Can I just pass my thanks on to Bunny from Preston who danced for us. She was never worth £20, as she didn’t seem impressed after I told her that I used to play for Preston in the 90’s. Stupid cow! Anyway I can’t remember what happened from then, I knew I shouldn’t have started drinking them WKD’s! Bloody ‘Tart Fuel’ more like!

Saturday was all about a cracking performance from the lads - Darren McAuley got both the goals in a 2-0 win, which was marred by Peter taking out the referee and getting a second yellow card. I wasn’t too happy about Carlo not wanting to shell out for a hotel for the boys to stay in Blackpool. He can be a tight bastard sometimes! The rest of the team all went home while I went back to Blackpool to see the wife who had gone shopping.

We eventually met up, as I was pacing up and down the hotel room worrying about her, and we went out for a nice meal. Our relationship is as strong as it ever was

So a good weekend in all, let’s hope we can continue our great form and that Carlo doesn’t find out about our ‘shenanigans’ in Blackpool.



Monday, 7 September 2009

A difficult month, turned good

Hi all

It’s been a while I know, but thanks to last month’s shenanigans down in London I had to suspend coming out in the press (not in that way, I’m a happily married man, to a woman I hasten to add). Thankfully our chairman, Carlo Marco, got involved and everything finally got sorted with the law. So look out for the pre-season report soon!

Meanwhile, the season has got underway for us and I’m happy with the start we’ve made. A 4-0 win against Salford City was followed up a by a well-earned point against Lancaster as the match ended goalless. So far, it’s played 6, won 3 and drawn 3. Our first home match was against Warrington Town, which gave us three points as well as two streakers. Sadly they were both male and both my substitutions. They have been disciplined.
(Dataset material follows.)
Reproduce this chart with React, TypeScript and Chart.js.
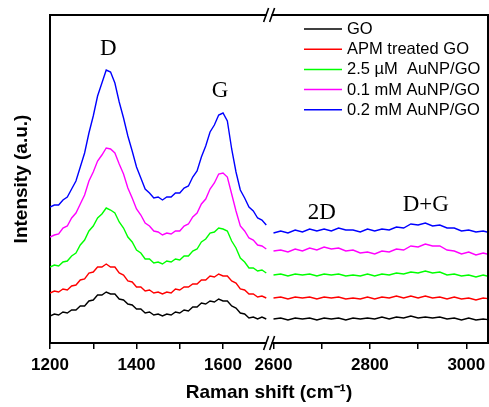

We’re currently unbeaten and lie 3rd in the Unibond League North. It’s a decent start but we want to start turning these draws into wins, so we can put pressure on the top of the table. Carlo has been putting his own kind of pressure on certain members of the referees panel, but he’s denied slipping some of them some free vouchers for his lap dancing club. So he bung them £50 each instead.

But I must say that the dancers at his club are quality, not that I know like.

So with a big month coming up, lets hope we can continue our decent start and our ascent to the top of the table!



Saturday, 1 August 2009

(Un)friendly matches

Hi All

Sorry for the lack of updates but myself and the boys have been busy training hard and playing (un)friendly matches.

We have just come back from a tour of the University’s of Southern England, which was interesting to say the least. Hopefully, I’ll be able to give you a full report soon. I’m just waiting for the go ahead from the Metropolitan Police to be able to publish the events of what happened during the last match against King’s College. 3 of our players are still in the nick.

Life at home is getting better, or worse, whichever way you look at it. The missus has finally moved up north now and immediately starting barking out orders but looking beautiful as ever. Bloody women, they just can’t get it right can they? She should be out on the football pitch with a gob like that anyway, we could do with some organisation!

Anyway, I’ll get on the blower to the fuzz and will hopefully let you know of these events of what happened down London soon! They can even keep the players who were banged up - they’re shit anyway!